▶ [Given data]
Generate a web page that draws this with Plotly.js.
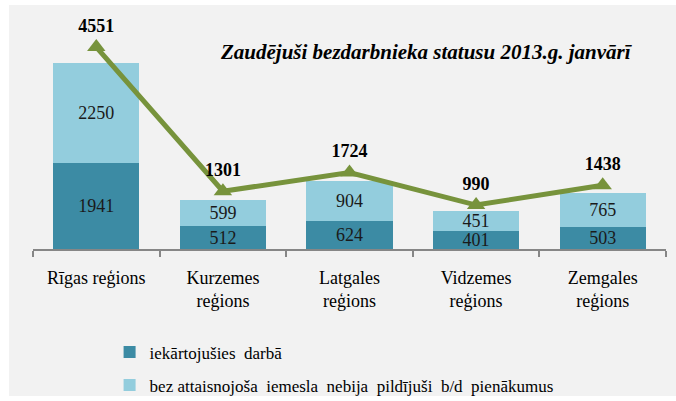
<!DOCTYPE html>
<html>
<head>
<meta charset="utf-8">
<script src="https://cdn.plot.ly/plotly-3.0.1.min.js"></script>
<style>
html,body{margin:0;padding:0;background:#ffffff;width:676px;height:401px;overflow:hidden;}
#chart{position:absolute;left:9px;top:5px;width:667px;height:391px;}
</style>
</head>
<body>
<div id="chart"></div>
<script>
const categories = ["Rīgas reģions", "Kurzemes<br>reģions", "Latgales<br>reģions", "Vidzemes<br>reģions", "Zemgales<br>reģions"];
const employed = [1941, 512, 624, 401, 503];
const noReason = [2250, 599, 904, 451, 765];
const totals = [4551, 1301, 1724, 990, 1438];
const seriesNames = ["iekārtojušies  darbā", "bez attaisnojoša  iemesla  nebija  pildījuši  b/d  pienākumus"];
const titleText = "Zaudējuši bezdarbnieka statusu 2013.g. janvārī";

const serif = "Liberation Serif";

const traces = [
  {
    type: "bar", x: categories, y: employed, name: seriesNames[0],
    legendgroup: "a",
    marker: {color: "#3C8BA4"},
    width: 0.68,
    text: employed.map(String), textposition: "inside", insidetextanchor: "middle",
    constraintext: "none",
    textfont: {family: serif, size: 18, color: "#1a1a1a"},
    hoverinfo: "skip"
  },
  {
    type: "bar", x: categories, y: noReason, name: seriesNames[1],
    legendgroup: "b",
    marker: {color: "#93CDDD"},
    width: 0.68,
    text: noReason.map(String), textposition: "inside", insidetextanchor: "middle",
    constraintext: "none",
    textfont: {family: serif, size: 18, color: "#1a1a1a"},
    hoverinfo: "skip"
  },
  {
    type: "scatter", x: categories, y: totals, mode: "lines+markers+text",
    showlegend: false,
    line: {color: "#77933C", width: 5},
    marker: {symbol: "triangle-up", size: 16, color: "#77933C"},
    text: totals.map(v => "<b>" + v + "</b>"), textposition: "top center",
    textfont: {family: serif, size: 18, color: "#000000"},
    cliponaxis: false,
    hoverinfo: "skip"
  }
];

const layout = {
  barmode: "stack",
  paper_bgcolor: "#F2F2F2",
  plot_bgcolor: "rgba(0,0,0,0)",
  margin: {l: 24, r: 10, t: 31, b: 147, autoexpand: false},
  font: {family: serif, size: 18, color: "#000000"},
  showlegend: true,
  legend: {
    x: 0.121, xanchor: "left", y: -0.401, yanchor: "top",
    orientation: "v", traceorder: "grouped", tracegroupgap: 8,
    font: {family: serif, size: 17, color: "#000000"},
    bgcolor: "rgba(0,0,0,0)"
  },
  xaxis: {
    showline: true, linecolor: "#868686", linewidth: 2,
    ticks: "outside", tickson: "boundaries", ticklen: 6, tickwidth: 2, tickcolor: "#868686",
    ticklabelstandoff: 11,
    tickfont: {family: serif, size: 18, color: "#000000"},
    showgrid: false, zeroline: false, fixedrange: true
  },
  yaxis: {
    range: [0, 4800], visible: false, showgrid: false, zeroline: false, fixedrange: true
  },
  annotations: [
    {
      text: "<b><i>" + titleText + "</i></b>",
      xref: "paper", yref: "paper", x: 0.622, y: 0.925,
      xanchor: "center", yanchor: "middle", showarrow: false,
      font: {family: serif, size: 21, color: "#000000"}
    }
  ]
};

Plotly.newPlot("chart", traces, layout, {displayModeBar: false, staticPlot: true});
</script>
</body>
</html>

▶ [What the exercise asks] Print the full listing exactly, dropping the pictures.

▶ [Solved exercise]
Generate a web page that draws this with Plotly.js.
<!DOCTYPE html>
<html>
<head>
<meta charset="utf-8">
<script src="https://cdn.plot.ly/plotly-3.0.1.min.js"></script>
<style>
html,body{margin:0;padding:0;background:#ffffff;width:676px;height:401px;overflow:hidden;}
#chart{position:absolute;left:9px;top:5px;width:667px;height:391px;}
</style>
</head>
<body>
<div id="chart"></div>
<script>
const categories = ["Rīgas reģions", "Kurzemes<br>reģions", "Latgales<br>reģions", "Vidzemes<br>reģions", "Zemgales<br>reģions"];
const employed = [1941, 512, 624, 401, 503];
const noReason = [2250, 599, 904, 451, 765];
const totals = [4551, 1301, 1724, 990, 1438];
const seriesNames = ["iekārtojušies  darbā", "bez attaisnojoša  iemesla  nebija  pildījuši  b/d  pienākumus"];
const titleText = "Zaudējuši bezdarbnieka statusu 2013.g. janvārī";

const serif = "Liberation Serif";

const traces = [
  {
    type: "bar", x: categories, y: employed, name: seriesNames[0],
    legendgroup: "a",
    marker: {color: "#3C8BA4"},
    width: 0.68,
    text: employed.map(String), textposition: "inside", insidetextanchor: "middle",
    constraintext: "none",
    textfont: {family: serif, size: 18, color: "#1a1a1a"},
    hoverinfo: "skip"
  },
  {
    type: "bar", x: categories, y: noReason, name: seriesNames[1],
    legendgroup: "b",
    marker: {color: "#93CDDD"},
    width: 0.68,
    text: noReason.map(String), textposition: "inside", insidetextanchor: "middle",
    constraintext: "none",
    textfont: {family: serif, size: 18, color: "#1a1a1a"},
    hoverinfo: "skip"
  },
  {
    type: "scatter", x: categories, y: totals, mode: "lines+markers+text",
    showlegend: false,
    line: {color: "#77933C", width: 5},
    marker: {symbol: "triangle-up", size: 16, color: "#77933C"},
    text: totals.map(v => "<b>" + v + "</b>"), textposition: "top center",
    textfont: {family: serif, size: 18, color: "#000000"},
    cliponaxis: false,
    hoverinfo: "skip"
  }
];

const layout = {
  barmode: "stack",
  paper_bgcolor: "#F2F2F2",
  plot_bgcolor: "rgba(0,0,0,0)",
  margin: {l: 24, r: 10, t: 31, b: 147, autoexpand: false},
  font: {family: serif, size: 18, color: "#000000"},
  showlegend: true,
  legend: {
    x: 0.121, xanchor: "left", y: -0.401, yanchor: "top",
    orientation: "v", traceorder: "grouped", tracegroupgap: 8,
    font: {family: serif, size: 17, color: "#000000"},
    bgcolor: "rgba(0,0,0,0)"
  },
  xaxis: {
    showline: true, linecolor: "#868686", linewidth: 2,
    ticks: "outside", tickson: "boundaries", ticklen: 6, tickwidth: 2, tickcolor: "#868686",
    ticklabelstandoff: 11,
    tickfont: {family: serif, size: 18, color: "#000000"},
    showgrid: false, zeroline: false, fixedrange: true
  },
  yaxis: {
    range: [0, 4800], visible: false, showgrid: false, zeroline: false, fixedrange: true
  },
  annotations: [
    {
      text: "<b><i>" + titleText + "</i></b>",
      xref: "paper", yref: "paper", x: 0.622, y: 0.925,
      xanchor: "center", yanchor: "middle", showarrow: false,
      font: {family: serif, size: 21, color: "#000000"}
    }
  ]
};

Plotly.newPlot("chart", traces, layout, {displayModeBar: false, staticPlot: true});
</script>
</body>
</html>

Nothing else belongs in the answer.